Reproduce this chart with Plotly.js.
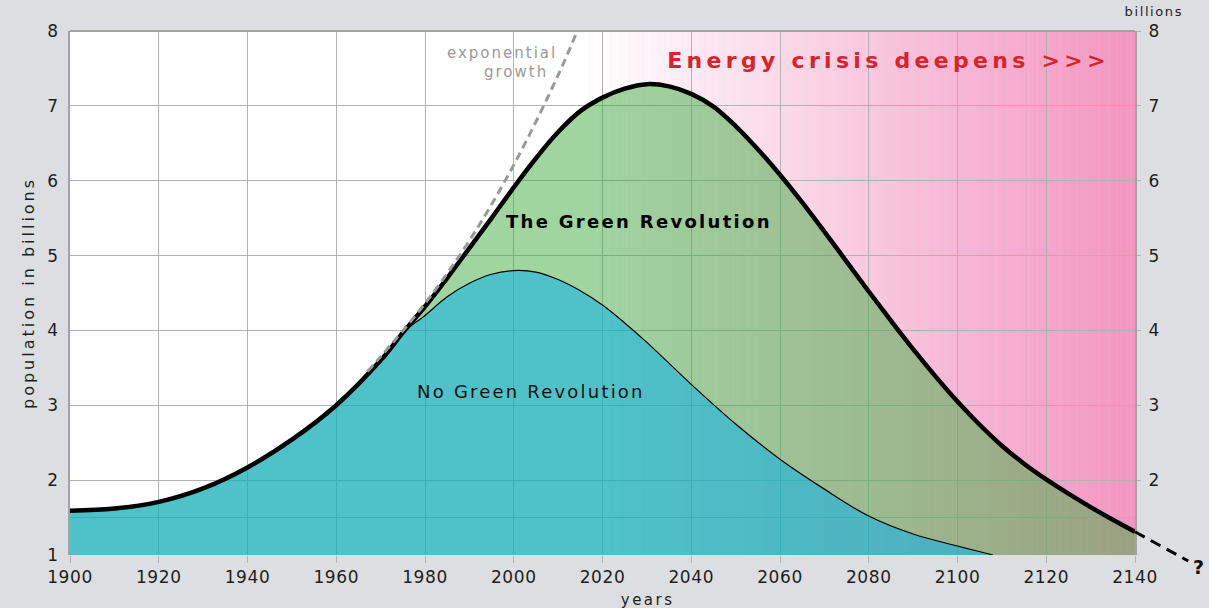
<!DOCTYPE html>
<html><head><meta charset="utf-8">
<script src="https://cdn.plot.ly/plotly-3.0.1.min.js"></script>
<style>html,body{margin:0;padding:0;background:#dddee1;}#chart{width:1209px;height:608px;}</style>
</head><body><div id="chart"></div>
<script>
// ---- data ----
const years = [1900,1910,1920,1930,1940,1950,1960,1970,1975,1980,1985,1990,1995,2000,2005,2010,2015,2020,2025,2030,2035,2040,2045,2050,2055,2060,2065,2070,2075,2080,2085,2090,2095,2100,2105,2110,2115,2120,2125,2130,2135,2140];
const greenRevolution = [1.59,1.62,1.71,1.89,2.17,2.54,3.00,3.60,3.97,4.32,4.70,5.10,5.50,5.91,6.30,6.65,6.93,7.11,7.23,7.29,7.26,7.16,6.99,6.73,6.42,6.08,5.71,5.32,4.92,4.52,4.13,3.75,3.39,3.05,2.74,2.46,2.22,2.01,1.82,1.64,1.47,1.31];
const noGreenYears = [1900,1910,1920,1930,1940,1950,1960,1970,1975,1980,1985,1990,1995,2000,2005,2010,2015,2020,2025,2030,2040,2050,2060,2070,2080,2090,2100,2108];
const noGreenRevolution = [1.59,1.62,1.71,1.89,2.17,2.54,3.00,3.60,3.97,4.20,4.45,4.63,4.75,4.80,4.78,4.68,4.53,4.34,4.10,3.84,3.28,2.75,2.28,1.88,1.52,1.28,1.12,1.00];
const expYears = [1967,1970,1980,1990,2000,2010,2015];
const expGrowth = [3.45,3.65,4.36,5.20,6.21,7.41,8.10];
const outlookYears = [2140,2152];
const outlookValues = [1.31,0.92];
const xTicks = [1900,1920,1940,1960,1980,2000,2020,2040,2060,2080,2100,2120,2140];
const yTicksLeft = [1,1.5,2,3,4,5,6,7,8];
const yTickTextLeft = ['1','','2','3','4','5','6','7','8'];
const yTicksRight = [2,3,4,5,6,7,8];

// ---- layout geometry ----
const M = {l:70, r:8, t:31, b:31};
const plotW = 1209 - M.l - M.r;
const plotH = 608 - M.t - M.b;
const xDom = 1065 / plotW;
const yDom0 = 22 / plotH;
const XR = [1900, 2140], YR = [1, 8];
const x3max = XR[0] + (XR[1] - XR[0]) / xDom;
const y3min = YR[1] - (YR[1] - YR[0]) / (1 - yDom0);

const FONT = 'DejaVu Sans';
const GRID = '#b2b2b2';
const AXL = '#a3a3a3';

// background: white then gradient to pink (below grid)
const shapes = [];
const gradStart = 2016;
shapes.push({type:'rect', xref:'x', yref:'y domain', x0:XR[0], x1:gradStart+0.5, y0:0, y1:1, fillcolor:'#ffffff', line:{width:0}, layer:'below'});
const pinkEnd = [243,149,192];
for (let v = gradStart; v < XR[1]; v += 1) {
  const t = (v + 0.5 - gradStart) / (XR[1] - gradStart);
  const c = [0,1,2].map(i => Math.round(255 + (pinkEnd[i] - 255) * t));
  shapes.push({type:'rect', xref:'x', yref:'y domain', x0:v, x1:v + 1.05, y0:0, y1:1,
    fillcolor:`rgb(${c[0]},${c[1]},${c[2]})`, line:{width:0}, layer:'below'});
}
// top frame line
shapes.push({type:'line', xref:'x domain', yref:'y domain', x0:0, x1:1, y0:1, y1:1, line:{color:AXL, width:2}, layer:'above'});

const traces = [
  { // No Green Revolution area (extended along baseline for the stacked fill)
    x: noGreenYears.concat([XR[1]]), y: noGreenRevolution.concat([YR[0]]),
    mode:'lines', line:{width:0, shape:'spline'}, fill:'tozeroy',
    fillcolor:'rgba(20,174,183,0.75)', hoverinfo:'skip', showlegend:false
  },
  { // Green Revolution area + thick curve
    x: years, y: greenRevolution, mode:'lines',
    line:{width:4.5, color:'#000000', shape:'spline'}, fill:'tonexty',
    fillcolor:'rgba(65,171,65,0.5)', hoverinfo:'skip', showlegend:false
  },
  { // thin outline of No Green Revolution
    x: noGreenYears, y: noGreenRevolution, mode:'lines',
    line:{width:1.2, color:'#000000', shape:'spline'}, hoverinfo:'skip', showlegend:false
  },
  { // exponential growth
    x: expYears, y: expGrowth, yaxis:'y2', mode:'lines',
    line:{width:3, color:'#9a9a9a', dash:'8px,5px', shape:'spline'}, hoverinfo:'skip', showlegend:false
  },
  { // outlook beyond the axis
    x: outlookYears, y: outlookValues, xaxis:'x3', yaxis:'y3', mode:'lines',
    line:{width:3, color:'#000000', dash:'11px,7px'}, hoverinfo:'skip', showlegend:false
  }
];

const tickFont = {family:FONT, size:17, color:'#1e1e1e'};
const layout = {
  width:1209, height:608, margin:M,
  paper_bgcolor:'#dddee1', plot_bgcolor:'rgba(0,0,0,0)',
  showlegend:false,
  xaxis:{domain:[0, xDom], range:XR, anchor:'y', tickvals:xTicks, ticks:'outside', ticklen:7, tickwidth:1, tickcolor:GRID,
    showgrid:true, gridcolor:GRID, gridwidth:1, showline:false, zeroline:false, tickfont:tickFont, fixedrange:true},
  yaxis:{domain:[yDom0, 1], range:YR, anchor:'x', tickvals:yTicksLeft, ticktext:yTickTextLeft, ticks:'',
    showgrid:true, gridcolor:GRID, gridwidth:1, showline:true, linecolor:AXL, linewidth:2, zeroline:false,
    tickfont:tickFont, ticklabelstandoff:6, fixedrange:true},
  yaxis2:{overlaying:'y', side:'right', anchor:'x', range:YR, tickvals:yTicksRight, ticks:'outside', ticklen:4, tickcolor:GRID,
    showgrid:false, showline:true, linecolor:AXL, linewidth:2, zeroline:false, tickfont:tickFont, ticklabelstandoff:4, fixedrange:true},
  xaxis3:{domain:[0,1], range:[XR[0], x3max], anchor:'y3', visible:false, fixedrange:true},
  yaxis3:{domain:[0,1], range:[y3min, YR[1]], anchor:'x3', visible:false, fixedrange:true},
  shapes: shapes,
  annotations:[
    {text:'Energy crisis deepens >>>', xref:'x', yref:'y', x:2084.5, y:7.6, showarrow:false, xanchor:'center', yanchor:'middle',
      font:{family:FONT, size:22, color:'#d8232d', weight:'bold'}},
    {text:'The Green Revolution', xref:'x', yref:'y', x:2028.2, y:5.45, showarrow:false, xanchor:'center', yanchor:'middle',
      font:{family:FONT, size:18, color:'#000000', weight:'bold'}},
    {text:'No Green Revolution', xref:'x', yref:'y', x:2003.9, y:3.18, showarrow:false, xanchor:'center', yanchor:'middle',
      font:{family:FONT, size:18, color:'#111111'}},
    {text:'exponential', xref:'x', yref:'y', x:1997.3, y:7.71, showarrow:false, xanchor:'center', yanchor:'middle',
      font:{family:FONT, size:15, color:'#9a9a9a'}},
    {text:'growth', xref:'x', yref:'y', x:2000.4, y:7.45, showarrow:false, xanchor:'center', yanchor:'middle',
      font:{family:FONT, size:15, color:'#9a9a9a'}},
    {text:'?', xref:'x3', yref:'y3', x:2154.2, y:0.84, showarrow:false, xanchor:'center', yanchor:'middle',
      font:{family:FONT, size:19, color:'#111111', weight:'bold'}},
    {text:'billions', xref:'x3', yref:'paper', x:2144.2, y:1 + 19/plotH, showarrow:false, xanchor:'center', yanchor:'middle',
      font:{family:FONT, size:13, color:'#1e1e1e'}},
    {text:'years', xref:'x3', yref:'paper', x:2030.1, y:-23/plotH, showarrow:false, xanchor:'center', yanchor:'middle',
      font:{family:FONT, size:15, color:'#1e1e1e'}},
    {text:'population in billions', xref:'paper', yref:'y domain', x:-42/plotW, y:0.5, textangle:-90, showarrow:false,
      xanchor:'center', yanchor:'middle', font:{family:FONT, size:16, color:'#1e1e1e'}}
  ]
};

const spacing = [4.3, 2.3, 2.2, 2.0, 2.0, 0, 1.6, 2.5, 3.0];
Plotly.newPlot('chart', traces, layout, {staticPlot:true, displayModeBar:false}).then(gd => {
  gd.querySelectorAll('.annotation').forEach((a, i) => {
    a.querySelectorAll('text').forEach(t => { t.style.letterSpacing = spacing[i] + 'px'; });
  });
  gd.querySelectorAll('.xtick text, .ytick text, .y2tick text').forEach(t => { t.style.letterSpacing = '0.6px'; });
});
</script>
</body></html>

· · · · ·

What is required
Skip the pictures, please, and transcribe only the lines from the beginning of the material through the one that contains "const AXL = '#a3a3a3';".

Response to this exercise
Reproduce this chart with Plotly.js.
<!DOCTYPE html>
<html><head><meta charset="utf-8">
<script src="https://cdn.plot.ly/plotly-3.0.1.min.js"></script>
<style>html,body{margin:0;padding:0;background:#dddee1;}#chart{width:1209px;height:608px;}</style>
</head><body><div id="chart"></div>
<script>
// ---- data ----
const years = [1900,1910,1920,1930,1940,1950,1960,1970,1975,1980,1985,1990,1995,2000,2005,2010,2015,2020,2025,2030,2035,2040,2045,2050,2055,2060,2065,2070,2075,2080,2085,2090,2095,2100,2105,2110,2115,2120,2125,2130,2135,2140];
const greenRevolution = [1.59,1.62,1.71,1.89,2.17,2.54,3.00,3.60,3.97,4.32,4.70,5.10,5.50,5.91,6.30,6.65,6.93,7.11,7.23,7.29,7.26,7.16,6.99,6.73,6.42,6.08,5.71,5.32,4.92,4.52,4.13,3.75,3.39,3.05,2.74,2.46,2.22,2.01,1.82,1.64,1.47,1.31];
const noGreenYears = [1900,1910,1920,1930,1940,1950,1960,1970,1975,1980,1985,1990,1995,2000,2005,2010,2015,2020,2025,2030,2040,2050,2060,2070,2080,2090,2100,2108];
const noGreenRevolution = [1.59,1.62,1.71,1.89,2.17,2.54,3.00,3.60,3.97,4.20,4.45,4.63,4.75,4.80,4.78,4.68,4.53,4.34,4.10,3.84,3.28,2.75,2.28,1.88,1.52,1.28,1.12,1.00];
const expYears = [1967,1970,1980,1990,2000,2010,2015];
const expGrowth = [3.45,3.65,4.36,5.20,6.21,7.41,8.10];
const outlookYears = [2140,2152];
const outlookValues = [1.31,0.92];
const xTicks = [1900,1920,1940,1960,1980,2000,2020,2040,2060,2080,2100,2120,2140];
const yTicksLeft = [1,1.5,2,3,4,5,6,7,8];
const yTickTextLeft = ['1','','2','3','4','5','6','7','8'];
const yTicksRight = [2,3,4,5,6,7,8];

// ---- layout geometry ----
const M = {l:70, r:8, t:31, b:31};
const plotW = 1209 - M.l - M.r;
const plotH = 608 - M.t - M.b;
const xDom = 1065 / plotW;
const yDom0 = 22 / plotH;
const XR = [1900, 2140], YR = [1, 8];
const x3max = XR[0] + (XR[1] - XR[0]) / xDom;
const y3min = YR[1] - (YR[1] - YR[0]) / (1 - yDom0);

const FONT = 'DejaVu Sans';
const GRID = '#b2b2b2';
const AXL = '#a3a3a3';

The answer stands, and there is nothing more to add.